素手で武器に対抗するには、相手と同じだけ強い武器を持たなければいけない。先んじたのはアメリカだった。次にロシア、中国と続いた。一国がルールに穴を開けてしまえば、あとは簡単だった。蟻が開けたちいさなちいさな穴でも徐々に大きくなり、最後には堤防を決壊させてしまうように、モラルの全ては弾けるように破裂した。国は人道という仮面を被ることをやめた。やらなければ、やられるのだ。戦場は無法地帯となった。雨の代わりに爆弾をばらまき、町は徹底的に壊滅させられた。難民が溢れた。
気がついた時には、もう手遅れだった。
多かれ少なかれ、地球上で放射能に汚染されていないところなどなくなった。滅ぼしたはずの細菌は人の手によって蘇った。より殺傷力の強いものをと求めた結果だった。医学も進歩していたが、人の数は確実に減った。平均寿命は見る間に縮まった。より安全な場所を求め、地上より地下で暮らす人が増えた。放置された病院、研究所、原子力発電所、それらすべてに国の管理が行き届くわけがなかった。
今、人の心には、常に絶望感がつきまとっている。メディアは連日地球滅亡説をとりあげ騒ぎ立て人心を煽る。まるで、かつて黒死病が大流行した時のように、死は人の間を踊り狂った。いかにして生きるかより、死をみつめ、死を恐れない思想が持て囃された。
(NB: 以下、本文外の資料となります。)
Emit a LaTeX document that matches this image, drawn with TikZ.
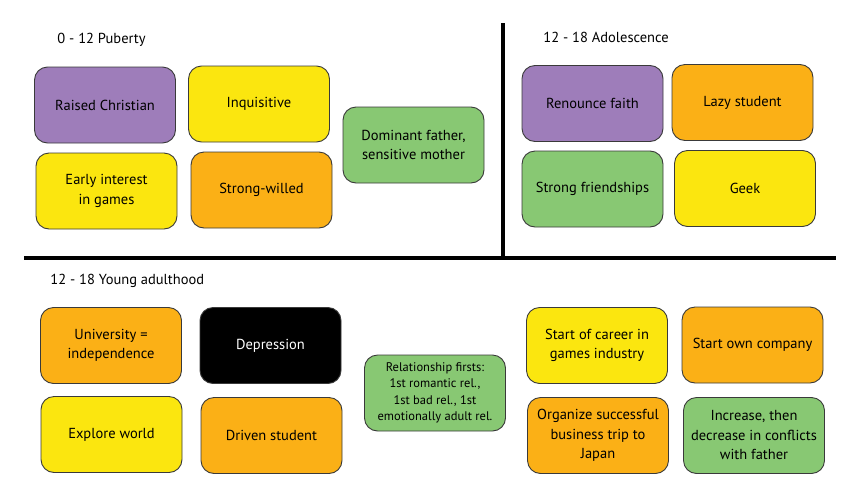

放射能つながりで、チェルノブイリとフクシマに関することも、よく耳にした。この少女が、俺を見て最初にメディア関連かと思ったのも、そういう経緯なのだろう。
「はやくでていったほうがいいよ」
優しい少女は急かす。
「大丈夫。ここの線量は、それほどでもないよ。チェルノブイリの事故は、もう大分前の話だから」
俺は微笑んだ。嘘だった。年月を経て、消えるものもあれば、蓄積するものも、ある。しかし俺はここを今出て行くわけにはいかなかった。
女の子は、ぱっと明るい顔になった。
「うん。パーパも言うの。ここは全く危険なところじゃないって。溜まり水を飲まないとか、歩いて行っちゃいけないところにいかないとか、少しのことに気をつければ、何にも怖くないもん。魚だって、茸だって食べるよ」
俺は曖昧に笑った。少女の美しい心を汚したくなかったから。
「ひとを探しているんだ」
俺は言った。女の子は首を傾げた。